The same survey revealed a deep skepticism about the early voting system, with 53.3% of respondents supporting its abolition and 41.2% preferring to keep it. Support for scrapping early voting was highest among conservative voters and in regions like Daegu-Gyeongbuk (68.6%), while progressive party supporters and residents of Gwangju-Jeonnam-Jeonbuk were more likely to favor its retention. The poll’s 2.7% response rate and ±3.1% margin of error reflect the intensity of public engagement on the issue.

Meanwhile, the authorities have launched a sweeping investigation. On June 11, just eight days after the election, police and prosecutors conducted a marathon 13-hour raid on seven election commission offices—including the Central Election Commission in Gwacheon, the Seoul City Election Commission, and district commissions in Songpa, Seocho, Gangnam, Gwangjin, and Dongjak. According to Yonhap News, investigators seized ballot printing plans, meeting minutes, budgets, and voting records documenting ballot storage and quantities. The raids also targeted the computers of senior and junior staff for forensic analysis of election-related files.

By June 12, the Ministry of Justice had imposed travel bans on former Central Election Commission Chairman Noh Tae-ak and former Secretary-General Heo Cheol-hoon, among others, at the request of the joint investigation headquarters. More than 10 officials were named as suspects for violations of the Public Official Election Act and dereliction of duty. The investigation—led by Kim Tae-hoon, Deputy Chief Prosecutor of the Seoul Central District Prosecutors’ Office—will focus not only on the causes of the ballot shortage but also on whether any officials abused their positions to interfere with the election or engaged in budget embezzlement.

Pressure on the commission’s leadership mounted quickly. On June 5, just two days after the election, Noh Tae-ak publicly accepted responsibility for the debacle and resigned. Supreme Court Chief Justice Cho Hee-dae accepted his resignation on June 8. The investigation is expected to proceed in stages, beginning with lower-level staff and eventually reaching the most senior officials.

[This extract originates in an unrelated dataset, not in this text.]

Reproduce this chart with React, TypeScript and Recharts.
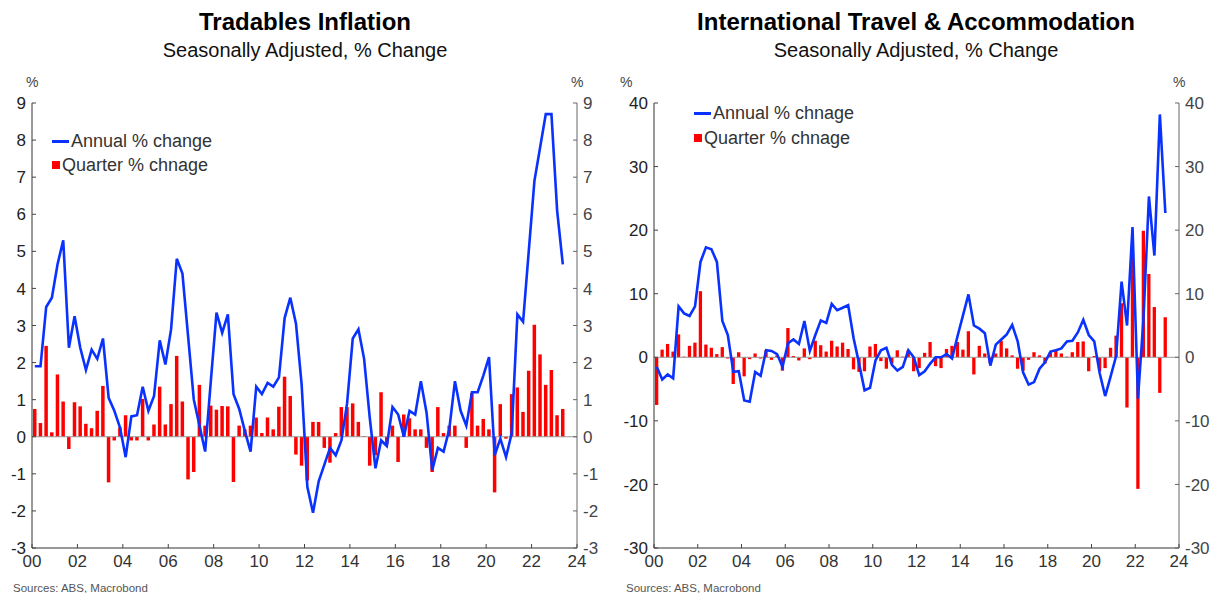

Adding yet another layer to the controversy, police are also investigating the reported disposal of ballot storage boxes at the Jamsil 7-dong 2nd polling station in Songpa-gu, following a citizen’s complaint alleging evidence tampering by election officials and a disposal company.

The events of June 3 have left a deep scar on South Korea’s democratic process. With sweeping investigations underway, public trust at a low ebb, and calls for “revolutionary improvement” in the election system echoing from both officials and citizens, the country’s electoral future hangs in the balance. The coming months will reveal whether this crisis becomes a catalyst for meaningful reform—or simply another chapter in the nation’s long and complicated political story.